Critics also question the practicality of the adoption provision. The distant male relatives eligible for adoption are at least 36 generations removed from Emperor Naruhito, tracing their shared lineage back to a common ancestor 600 years ago, after 51 members of 11 branch imperial families renounced their royal status in 1947 to reduce the postwar financial burden on the monarchy. Many question whether any of these distant relatives would agree to upend their lives to enter the highly restrictive imperial institution, where members have no control over their careers, housing, or personal choices. “Who wants the son of an adoptee who nobody knows to be emperor instead of Aiko?” asked Yoshinori Kobayashi, a cartoonist who has campaigned publicly for Aiko’s succession.

Asahiro Kuni, an 81-year-old former member of a renounced imperial branch who worked as an engineer for a major Japanese corporation, told TBS he would advise his own family to decline any invitation to rejoin the royal household. “It’s cruel to tell 15-year-olds to change the entire course of their life for this,” he said, adding he supports allowing female monarchs to lead the institution.

Polling and public commentary confirm broad public support for Princess Aiko’s accession. “The emperor is a symbolic figure, and I don’t see why women cannot serve in the role,” said Junichiro Tsujimura, 78-year-old founder of a popular sushi chain.
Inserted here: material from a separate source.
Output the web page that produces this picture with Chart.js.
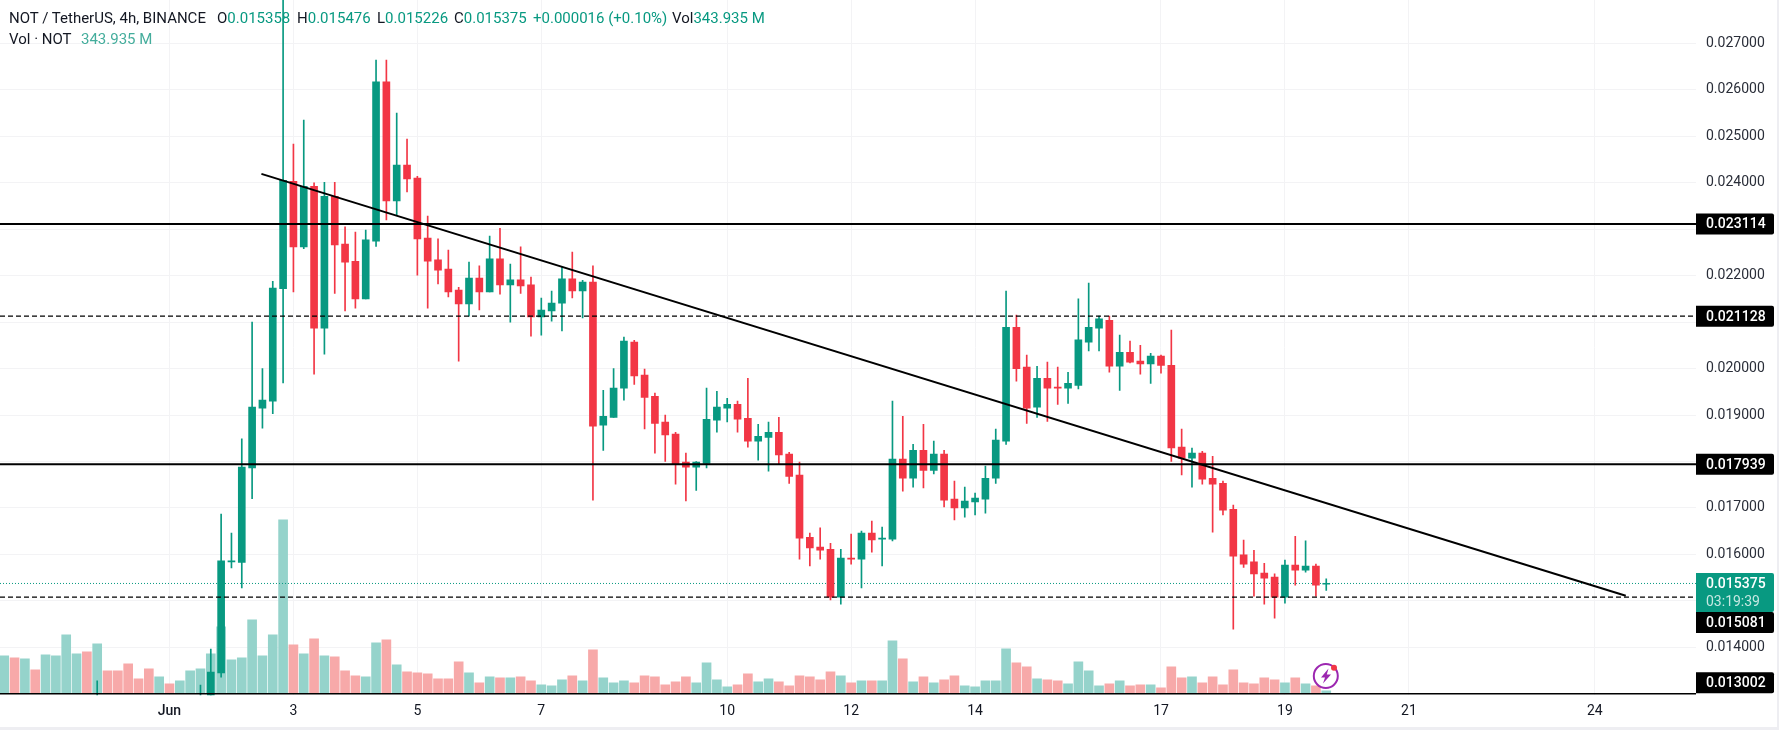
<!DOCTYPE html>
<html>
<head>
<meta charset="utf-8">
<title>NOT / TetherUS</title>
<script src="https://cdn.jsdelivr.net/npm/chart.js@4/dist/chart.umd.min.js"></script>
<style>
  html, body { margin: 0; padding: 0; width: 1779px; height: 730px; overflow: hidden; background: #eeeef2; }
  #wrap { position: absolute; left: 0; top: 0; width: 1777px; height: 727px; background: #fff; }
  #chart { position: absolute; left: 0; top: 0; }
  .hd { position: absolute; font: 15px Roboto, sans-serif; color: #131722; white-space: nowrap; line-height: 18px; }
  .hd b { font-weight: 400; color: #089981; }
  .hd i { font-style: normal; color: #44ad9c; }
  #bolt { position: absolute; left: 1310px; top: 660px; }
</style>
</head>
<body>
<div id="wrap">
  <canvas id="chart" width="1777" height="727"></canvas>
  <div class="hd" style="left:9px;top:9px">NOT / TetherUS, 4h, BINANCE</div>
  <div class="hd" style="left:217px;top:9px">O<b>0.015358</b></div>
  <div class="hd" style="left:297px;top:9px">H<b>0.015476</b></div>
  <div class="hd" style="left:377px;top:9px">L<b>0.015226</b></div>
  <div class="hd" style="left:454px;top:9px">C<b>0.015375</b></div>
  <div class="hd" style="left:533px;top:9px"><b>+0.000016 (+0.10%)</b></div>
  <div class="hd" style="left:672px;top:9px">Vol<b>343.935 M</b></div>
  <div class="hd" style="left:9px;top:30px">Vol · NOT</div>
  <div class="hd" style="left:81px;top:30px"><i>343.935 M</i></div>
  <svg id="bolt" width="32" height="32" viewBox="0 0 32 32">
    <circle cx="15.8" cy="16" r="12" fill="#fff" fill-opacity="0.55" stroke="#9c27b0" stroke-width="2"/>
    <path d="M18.5 8.5 L11 17.5 H15 L13 23.5 L21 14.5 H16.8 Z" fill="#9c27b0"/>
    <circle cx="24" cy="7.7" r="3" fill="#f23645"/>
  </svg>
</div>
<script>
// prices are in thousandths (24.03 means 0.024030), volume in millions
const volumeStart = -16
const volumes = [5600,5300,5150,3500,5750,5600,8750,5900,6200,7400,3350,3350,4400,2150,3650,2450,
  1400,1850,3350,3650,5900,9950,5000,5300,11000,5600,8750,26000,7250,5900,8150,5600,5450,3350,2600,2450,
  7550,8000,4250,3200,3050,2900,2150,2150,4700,3050,1550,2450,2300,2300,2450,1850,1250,1100,2000,2600,
  1850,6500,2300,1550,1850,1550,2600,2450,1250,1700,2450,1550,4550,2000,950,1250,2900,1700,2150,1700,
  1100,2600,2450,2000,3200,2600,1550,1850,1850,1850,7850,5150,1700,2450,1550,2000,2600,1100,950,1850,
  1850,6650,4550,3950,2150,2000,1850,1400,4700,3350,1100,1400,1850,1100,1250,1250,800,3950,2300,2450,
  1550,2450,1250,3500,1550,1400,2300,2000,1550,2300,1400,1100,344]
const volumeUp = [1,0,1,0,1,1,1,1,0,1,0,0,0,0,0,1,
  0,1,1,1,1,1,1,1,1,1,1,1,0,1,0,1,0,0,0,1,
  1,0,1,0,0,0,0,0,0,1,0,1,0,1,0,0,1,1,1,0,
  1,0,1,1,1,0,0,0,0,0,0,1,1,1,1,0,0,1,1,0,
  0,0,0,0,0,1,0,1,0,1,1,0,1,0,1,0,0,1,1,1,
  1,1,0,0,1,0,0,1,1,1,1,0,1,0,0,1,0,0,0,1,
  0,0,0,0,0,0,0,0,1,0,1,0,1]

const candleStart = 3
const opens = [null,12.4,13.45,15.84,15.83,17.86,19.15,19.30,21.72,24.03,22.62,23.92,20.87,23.71,22.68,22.31,21.50,
  22.74,26.17,23.61,24.38,24.10,22.81,22.34,22.14,21.69,21.39,21.95,21.65,22.36,21.80,21.91,21.80,21.11,21.24,21.41,
  21.93,21.67,21.86,18.78,18.95,19.58,20.57,19.86,19.40,18.85,18.59,17.99,17.88,17.96,18.89,19.15,19.23,18.93,18.44,
  18.52,18.63,18.16,17.71,16.37,16.16,16.11,15.08,15.92,15.90,16.46,16.33,16.33,18.05,17.64,18.24,17.81,18.16,17.19,
  17.00,17.13,17.19,17.64,18.44,20.89,20.03,19.17,19.79,19.60,19.58,19.64,20.57,20.87,21.04,20.05,20.35,20.16,20.10,
  20.27,20.07,18.31,18.07,18.18,17.64,17.53,16.97,15.99,15.84,15.60,15.51,15.08,15.77,15.66,15.75,15.358]
const closes = [null,13.47,15.86,15.85,17.88,19.17,19.32,21.73,24.05,22.62,23.92,20.87,23.71,22.66,22.29,21.50,22.77,
  26.17,23.61,24.38,24.08,22.79,22.31,22.12,21.65,21.39,21.95,21.65,22.36,21.80,21.91,21.78,21.11,21.26,21.41,21.93,
  21.67,21.86,18.76,18.97,19.58,20.59,19.84,19.38,18.82,18.57,17.94,17.88,17.99,18.91,19.17,19.23,18.91,18.44,18.54,
  18.63,18.14,17.68,16.35,16.14,16.09,15.08,15.92,15.90,16.46,16.31,16.34,18.05,17.64,18.24,17.81,18.16,17.17,17.00,
  17.15,17.21,17.64,18.46,20.89,20.00,19.15,19.79,19.58,19.58,19.68,20.62,20.89,21.07,20.05,20.35,20.14,20.10,20.27,
  20.07,18.29,18.07,18.18,17.62,17.51,16.95,15.96,15.79,15.58,15.49,15.08,15.77,15.66,15.75,15.34,15.375]
const highs = [13.19,13.96,16.87,16.46,18.49,21.00,20.00,21.88,28.50,24.83,25.35,24.00,24.01,24.01,23.05,22.94,22.98,
  26.64,26.64,25.50,24.94,24.14,23.28,22.79,22.55,21.75,22.29,22.21,22.85,23.02,22.25,22.62,21.97,21.52,21.67,22.18,
  22.51,21.90,22.21,19.53,20.00,20.68,20.61,19.99,19.47,19.00,18.63,18.18,18.00,19.58,19.51,19.36,19.30,19.79,18.80,
  18.85,18.95,18.20,17.99,16.46,16.57,16.24,16.11,16.44,16.50,16.72,16.59,19.30,18.97,18.37,18.80,18.44,18.24,17.58,
  17.45,17.32,17.90,18.70,21.67,21.15,20.29,20.05,20.14,20.03,19.92,21.50,21.84,21.13,21.13,20.72,20.59,20.50,20.33,
  20.29,20.83,18.70,18.29,18.22,18.11,17.58,17.06,16.31,16.09,15.81,15.58,15.88,16.39,16.29,15.79,15.476]
const lows = [12.50,12.40,13.36,15.71,15.28,17.20,18.72,19.03,19.69,21.65,22.58,19.88,20.31,21.62,21.24,21.30,21.50,
  22.63,23.20,23.30,23.80,22.01,21.30,21.82,21.54,20.16,21.13,21.26,21.65,21.60,21.00,21.62,20.70,20.72,21.02,20.81,
  21.52,21.09,17.17,18.24,18.95,19.32,19.66,18.70,18.18,18.00,17.51,17.15,17.38,17.86,18.63,18.85,18.63,18.31,18.03,
  17.79,17.94,17.53,15.90,15.75,15.90,15.02,14.93,15.79,15.28,16.05,15.75,16.29,17.36,17.45,17.43,17.73,17.02,16.74,
  16.80,16.85,16.89,17.53,18.37,19.73,18.82,18.95,18.86,19.23,19.25,19.56,20.38,20.38,19.92,19.53,20.12,19.88,19.68,
  19.90,18.00,17.71,17.45,17.51,16.48,16.85,14.39,15.72,15.10,14.93,14.63,14.95,15.34,15.62,15.10,15.226]
const earlyWickBar = -7
const earlyWick = [12.5, 13.28]

const priceTicks = [14,15,16,17,18,19,20,21,22,23,24,25,26,27]
const tickBars = [0,12,24,36,54,66,78,96,108,120,138]
const dateLabels = ['Jun','3','5','7','10','12','14','17','19','21','24']

const solidLevels = [23.114, 17.939]
const dashedLevels = [21.128, 15.081]
const floorLevel = 13.002
const lastPrice = 15.375
const trendBars = [8.9, 141]
const trendPrices = [24.19, 15.11]

const tagPrices = [23.114, 21.128, 17.939, 15.081, 13.002]
const tagLabels = ['0.023114','0.021128','0.017939','0.015081','0.013002']
const tagShift = [0, 0, 0, 25.5, -11]
const lastLabels = ['0.015375', '03:19:39']

const UP = '#089981', DOWN = '#f23645'
const xMin = -16.41, xMax = 147.8

const isHidden = v => tagPrices.some(p => Math.abs(p - v) < 0.2)
const fixed6 = v => (v / 1000).toFixed(6)
const bars = closes.map((_, i) => i + candleStart)
const hline = v => [{ x: xMin, y: v }, { x: xMax, y: v }]
const level = (v, extra) => Object.assign({
  type: 'line', data: hline(v), borderColor: '#000', borderWidth: 2, pointRadius: 0, xAxisID: 'x', yAxisID: 'y', order: 1
}, extra)
// the pane runs edge to edge, so drop the room chart.js keeps for half a label
const noPadding = s => { s.paddingTop = s.paddingBottom = s.paddingLeft = s.paddingRight = 0 }

const tagPlugin = {
  id: 'priceTags',
  afterDraw(chart) {
    const { ctx, scales: { y }, chartArea } = chart
    const left = chartArea.right, w = 78
    ctx.save()
    ctx.textBaseline = 'middle'
    ctx.textAlign = 'left'
    tagPrices.forEach((p, i) => {
      const c = y.getPixelForValue(p) + tagShift[i]
      ctx.fillStyle = '#000'
      ctx.beginPath()
      ctx.roundRect(left, c - 10.5, w, 21, [0, 2, 2, 0])
      ctx.fill()
      ctx.fillStyle = '#fff'
      ctx.font = '500 14px Roboto'
      ctx.fillText(tagLabels[i], left + 10, c + 1)
    })
    const c = y.getPixelForValue(lastPrice)
    ctx.fillStyle = UP
    ctx.beginPath()
    ctx.roundRect(left, c - 10.5, w, 39, [0, 2, 2, 0])
    ctx.fill()
    ctx.fillStyle = '#fff'
    ctx.font = '500 14px Roboto'
    ctx.fillText(lastLabels[0], left + 10, c + 1)
    ctx.fillStyle = '#c6e8e2'
    ctx.font = '14px Roboto'
    ctx.fillText(lastLabels[1], left + 10, c + 19)
    ctx.restore()
  }
}

new Chart(document.getElementById('chart'), {
  type: 'bar',
  plugins: [tagPlugin],
  data: {
    datasets: [
      {
        data: volumes.map((v, i) => ({ x: i + volumeStart, y: v })),
        backgroundColor: volumeUp.map(u => u ? '#95d3cb' : '#f7a9a9'),
        barThickness: 9,
        grouped: false,
        xAxisID: 'x',
        yAxisID: 'vol',
        order: 5
      },
      level(lastPrice, { borderColor: UP, borderWidth: 1, borderDash: [1, 2], order: 4 }),
      {
        data: [{ x: earlyWickBar, y: earlyWick }].concat(bars.map((b, i) => ({ x: b, y: [lows[i], highs[i]] }))),
        backgroundColor: [UP].concat(bars.map((b, i) => closes[i] === null || closes[i] >= opens[i] ? UP : DOWN)),
        barThickness: 1,
        grouped: false,
        xAxisID: 'x',
        yAxisID: 'y',
        order: 3
      },
      {
        data: bars.map((b, i) => ({ x: b, y: closes[i] === null ? null : [opens[i], closes[i]] })),
        backgroundColor: bars.map((b, i) => closes[i] >= opens[i] ? UP : DOWN),
        barThickness: 7,
        minBarLength: 1,
        grouped: false,
        xAxisID: 'x',
        yAxisID: 'y',
        order: 2
      },
      level(solidLevels[0]),
      level(solidLevels[1]),
      level(dashedLevels[0], { borderWidth: 1.2, borderDash: [5, 3] }),
      level(dashedLevels[1], { borderWidth: 1.2, borderDash: [5, 3] }),
      level(floorLevel, { borderWidth: 1.5 }),
      {
        type: 'line',
        data: trendBars.map((b, i) => ({ x: b, y: trendPrices[i] })),
        borderColor: '#000',
        borderWidth: 2,
        pointRadius: 0,
        xAxisID: 'x',
        yAxisID: 'y',
        order: 1
      }
    ]
  },
  options: {
    responsive: false,
    devicePixelRatio: 1,
    animation: false,
    plugins: { legend: { display: false }, tooltip: { enabled: false } },
    layout: { padding: 0 },
    scales: {
      x: {
        type: 'linear',
        offset: false,
        min: xMin,
        max: xMax,
        afterBuildTicks: s => { s.ticks = tickBars.map(v => ({ value: v })) },
        afterFit: s => { s.height = 31.8; noPadding(s) },
        grid: { color: '#f3f3f5', drawTicks: false, offset: false },
        border: { display: false },
        ticks: {
          autoSkip: false,
          maxRotation: 0,
          padding: 7.6,
          color: '#131722',
          font: c => ({ family: 'Roboto', size: 14, weight: c.index === 0 ? '500' : '400' }),
          callback: v => dateLabels[tickBars.indexOf(v)]
        }
      },
      y: {
        position: 'right',
        min: 12.97,
        max: 27.933,
        afterBuildTicks: s => { s.ticks = priceTicks.map(v => ({ value: v })) },
        afterFit: s => { s.width = 81; noPadding(s) },
        grid: { color: '#f3f3f5', drawTicks: false },
        border: { display: false },
        ticks: {
          padding: 10,
          crossAlign: 'near',
          color: '#2a2e39',
          font: { family: 'Roboto', size: 14 },
          callback: v => isHidden(v) ? '' : fixed6(v)
        }
      },
      vol: {
        display: false,
        min: -300,
        max: 103980
      }
    }
  }
})
</script>
</body>
</html>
Another Tokyo resident, 78-year-old Yoshio Iwase, noted Aiko is the emperor’s direct legitimate heir, adding that “there used to be female emperors in Japan’s history, so why not now?” Japan has had eight female monarchs in its history, with the last being Empress Gosakuramachi who ruled from 1762 to 1770.

Many observers also worry the government’s push to entrench male-only succession runs counter to the legacy of former Emperor Akihito, who abdicated in 2019 after working to modernize the monarchy, connect it closer to the Japanese public, and apologize for Japan’s actions in World War II. Palace watchers widely believe Akihito supports reform to allow female succession, and Emperor Naruhito has also signaled quiet disapproval of the current bill. In a June statement, Naruhito said he hoped discussions on the revision would reach a conclusion “that will gain understanding of the people” — a comment interpreted by observers as a subtle expression of his displeasure with the government’s approach.